Q – What should be budgeted for patent work for the first year?


A
– This is like asking, what should it cost to build a house. It all depends on what you want. A company that really needs to file four or five patent applications will pay more than one that just needs to file one application without alternatives. Some inventions take less time to explain than others.

The process to get a US patent can be accelerated into just one year (with an extra fee) but is usually three to four years with some types of inventions taking five or six years. The biggest cost is getting a well written patent application written. Depending on what sort of invention and how many nuances need to be covered, a first patent application for a new business normally falls in the range of $7 to 14K. Sometimes a company starts with a provisional application which can be less expensive. Warning–to the extent that the provisional application is less expensive because it contains less detail or involved less thought than a normal application, there is a substantial risk that the provisional application is not all that you needed. The only real difference between a well-written provisional and a well-written non-provisional application is the formality and redundancy found in the non-provisional. The aggregate amount of detail should be the same and the level of thought on what should be here should be the same.
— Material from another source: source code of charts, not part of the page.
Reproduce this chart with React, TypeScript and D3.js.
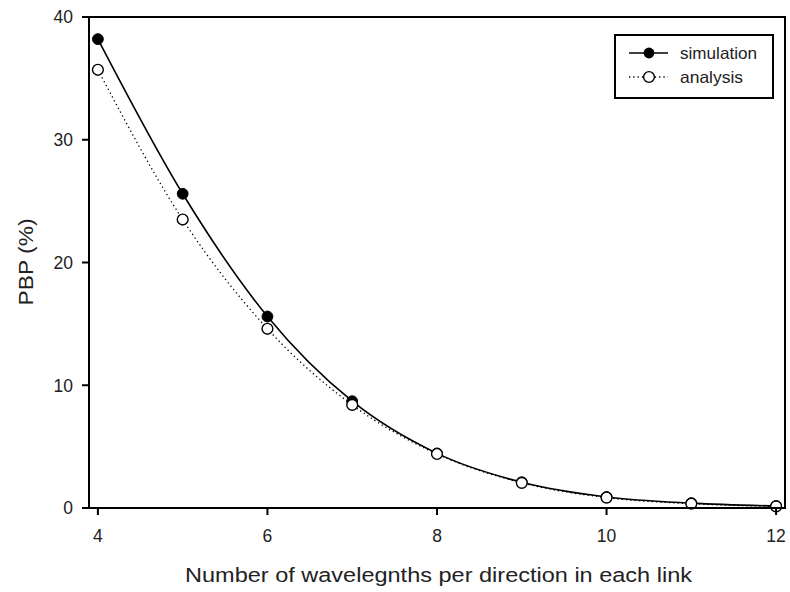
import React from "react";
import * as d3 from "d3";

const xValues = [4, 5, 6, 7, 8, 9, 10, 11, 12];
const simulation = [38.2, 25.6, 15.6, 8.7, 4.45, 2.1, 0.9, 0.4, 0.16];
const analysis = [35.7, 23.5, 14.6, 8.4, 4.4, 2.05, 0.85, 0.35, 0.13];
const xTicks = [4, 6, 8, 10, 12];
const yTicks = [0, 10, 20, 30, 40];
const seriesNames = ["simulation", "analysis"];
const xTitle = "Number of wavelegnths per direction in each link";
const yTitle = "PBP (%)";

const W = 790, H = 592;
const L = 89, R = 785, T = 17, B = 508;
const FONT = "Liberation Sans, Arial, sans-serif";

export default function App() {
  const x = d3.scaleLinear().domain([3.895, 12.105]).range([L, R]);
  const y = d3.scaleLinear().domain([0, 40]).range([B, T]);
  const line = d3
    .line<number>()
    .x((_, i) => x(xValues[i]))
    .y((d) => y(d))
    .curve(d3.curveMonotoneX);
  const r = 5.4;
  return (
    <svg width={W} height={H} style={{ position: "absolute", left: 0, top: 0, background: "#fff" }} fontFamily={FONT}>
      <rect x={0} y={0} width={W} height={H} fill="#fff" />
      <path d={line(analysis) || ""} fill="none" stroke="#000" strokeWidth={1.3} strokeDasharray="1.3,3" />
      <path d={line(simulation) || ""} fill="none" stroke="#000" strokeWidth={1.6} />
      {simulation.map((v, i) => (
        <circle key={"s" + i} cx={x(xValues[i])} cy={y(v)} r={r} fill="#000" stroke="#000" strokeWidth={1} />
      ))}
      {analysis.map((v, i) => (
        <circle key={"a" + i} cx={x(xValues[i])} cy={y(v)} r={r} fill="#fff" stroke="#000" strokeWidth={1.4} />
      ))}
      <rect x={L} y={T} width={R - L} height={B - T} fill="none" stroke="#000" strokeWidth={2} />
      {xTicks.map((t) => (
        <g key={"xt" + t}>
          <line x1={x(t)} x2={x(t)} y1={B} y2={B + 7} stroke="#000" strokeWidth={2} />
          <text x={x(t)} y={542} textAnchor="middle" fontSize={17.5} fill="#222">{t}</text>
        </g>
      ))}
      {yTicks.map((t) => (
        <g key={"yt" + t}>
          <line x1={L - 7} x2={L} y1={y(t)} y2={y(t)} stroke="#000" strokeWidth={2} />
          <text x={73} y={y(t) + 6.3} textAnchor="end" fontSize={17.5} fill="#222">{t}</text>
        </g>
      ))}
      <text x={185} y={582} fontSize={20.5} fill="#222" textLength={507} lengthAdjust="spacingAndGlyphs">
        {xTitle}
      </text>
      <text transform={`translate(33,262) rotate(-90)`} textAnchor="middle" fontSize={20.5} fill="#222" textLength={87} lengthAdjust="spacingAndGlyphs">
        {yTitle}
      </text>
      <g>
        <rect x={615} y={35} width={158} height={63} fill="#fff" stroke="#000" strokeWidth={2} />
        <line x1={629} x2={668} y1={53} y2={53} stroke="#000" strokeWidth={1.6} />
        <circle cx={649} cy={53} r={r} fill="#000" />
        <line x1={629} x2={668} y1={77} y2={77} stroke="#000" strokeWidth={1.3} strokeDasharray="1.3,3" />
        <circle cx={649} cy={77} r={r} fill="#fff" stroke="#000" strokeWidth={1.4} />
        <text x={680} y={58.5} fontSize={16.5} fill="#222" textLength={77} lengthAdjust="spacingAndGlyphs">{seriesNames[0]}</text>
        <text x={680} y={82.5} fontSize={16.5} fill="#222" textLength={63} lengthAdjust="spacingAndGlyphs">{seriesNames[1]}</text>
      </g>
    </svg>
  );
}
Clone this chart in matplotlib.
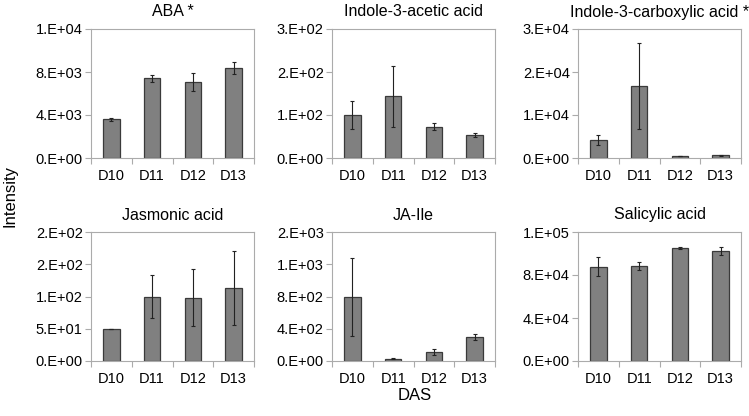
import numpy as np
import matplotlib
matplotlib.use("Agg")
import matplotlib.pyplot as plt
from matplotlib.ticker import FuncFormatter, FixedLocator

plt.rcParams['font.family'] = ['Liberation Sans', 'DejaVu Sans']

days = ['D10', 'D11', 'D12', 'D13']

titles = ['ABA *', 'Indole-3-acetic acid', 'Indole-3-carboxylic acid *',
          'Jasmonic acid', 'JA-Ile', 'Salicylic acid']

aba_mean = [3590, 7420, 7050, 8360]
aba_err = [170, 340, 820, 590]
iaa_mean = [100, 144, 73, 54]
iaa_err = [33, 71, 8.5, 4]
icaa_mean = [4200, 16700, 400, 650]
icaa_err = [1080, 10000, 50, 110]
ja_mean = [50, 100, 98, 113]
ja_err = [0, 34, 44, 57]
jaile_mean = [790, 28, 115, 300]
jaile_err = [482, 4, 37, 41]
sa_mean = [87700, 88400, 105100, 102600]
sa_err = [8800, 3700, 500, 3600]

means = [aba_mean, iaa_mean, icaa_mean, ja_mean, jaile_mean, sa_mean]
errs = [aba_err, iaa_err, icaa_err, ja_err, jaile_err, sa_err]
# axis max and major step per panel
y_max = [12000, 300, 30000, 200, 1600, 120000]
y_step = [4000, 100, 10000, 50, 400, 40000]

W, H = 749, 416
fig = plt.figure(figsize=(W / 100, H / 100), dpi=100)

lefts = [91, 332, 578]
tops = [29, 232]
aw, ah = 163, 129

frame_col = '#ababab'


def excel_fmt(v, pos):
    # Excel style "0.E+00"
    return f"{v:#.0E}"


for i in range(6):
    r, c = divmod(i, 3)
    ax = fig.add_axes([lefts[c] / W, 1 - (tops[r] + ah) / H, aw / W, ah / H])
    x = np.arange(len(days))
    ax.bar(x, means[i], width=0.41, color='#808080', edgecolor='#3a3a3a',
           linewidth=0.9, zorder=2)
    ax.errorbar(x, means[i], yerr=errs[i], fmt='none', ecolor='#222222',
                elinewidth=0.8, capsize=1.6, capthick=0.8, zorder=3)
    ax.set_xlim(-0.5, 3.5)
    ax.set_ylim(0, y_max[i])
    ax.set_yticks(np.arange(0, y_max[i] + 1, y_step[i]))
    ax.yaxis.set_major_formatter(FuncFormatter(excel_fmt))
    ax.set_xticks(x)
    ax.set_xticklabels(days)
    ax.xaxis.set_minor_locator(FixedLocator([-0.5, 0.5, 1.5, 2.5, 3.5]))
    ax.tick_params(axis='x', which='major', length=0, pad=8, labelsize=10.5)
    ax.tick_params(axis='x', which='minor', length=4, color=frame_col, width=0.8)
    ax.tick_params(axis='y', length=4, pad=2, color=frame_col, width=0.8,
                   labelsize=10.5)
    for sp in ax.spines.values():
        sp.set_color(frame_col)
        sp.set_linewidth(0.8)
    ax.set_title(titles[i], fontsize=11.5, pad=9)

fig.text(10 / W, 1 - 196 / H, 'Intensity', rotation=90, ha='center',
         va='center', fontsize=12)
fig.text(415 / W, 1 - 396 / H, 'DAS', ha='center', va='center', fontsize=12)

fig.savefig('out.png', dpi=100)
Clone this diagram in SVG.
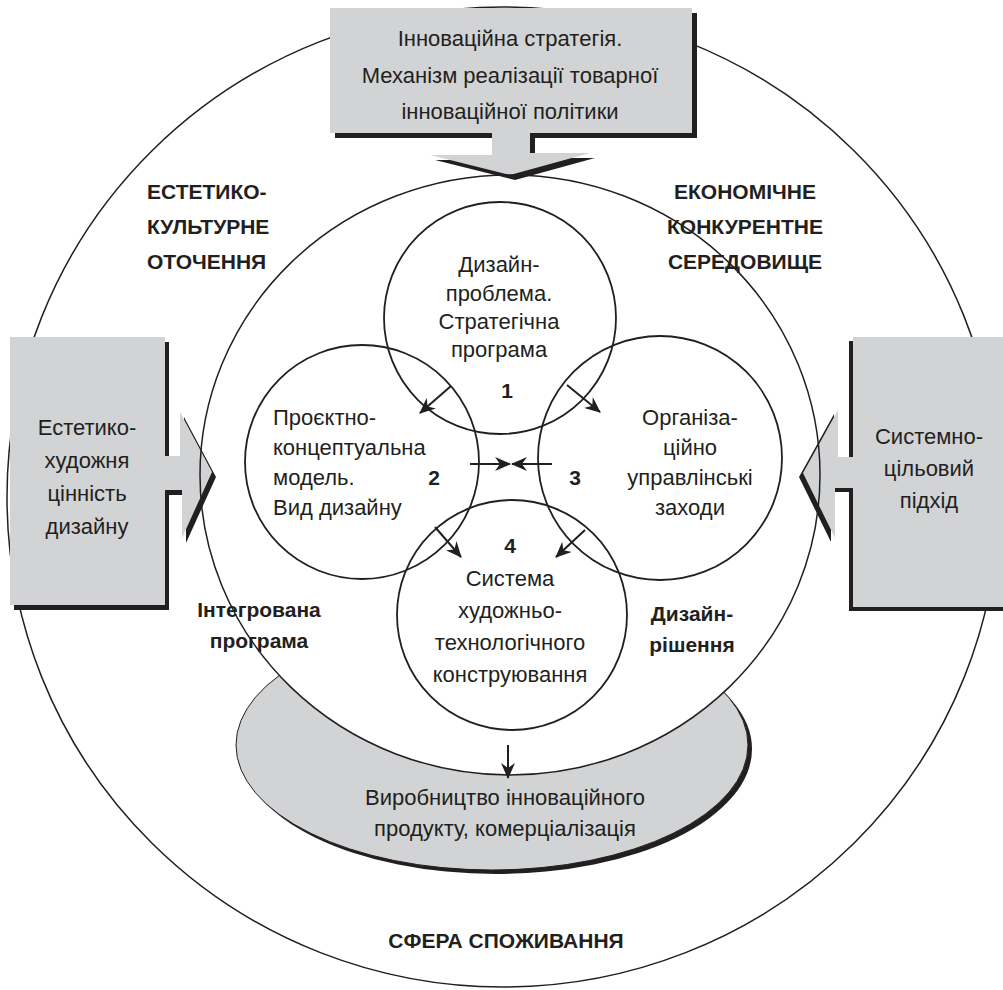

A budget projection may be $10K in year 1, $0K in year 2, and $5K in years 3 and 4. This is for a single utility application in the US. A patent attorney that listens to your desires for outside US filings, can give you a rough estimate for other countries. For a more complicated technology, the answer may be $12K, $1K, $0K, $6K, $6K respectively.

 

Q – What else should we discuss with a patent attorney?


A
– A young company needs to know the range of tools that can be used including design patents, trade secrets, copyrights, and other specialized options.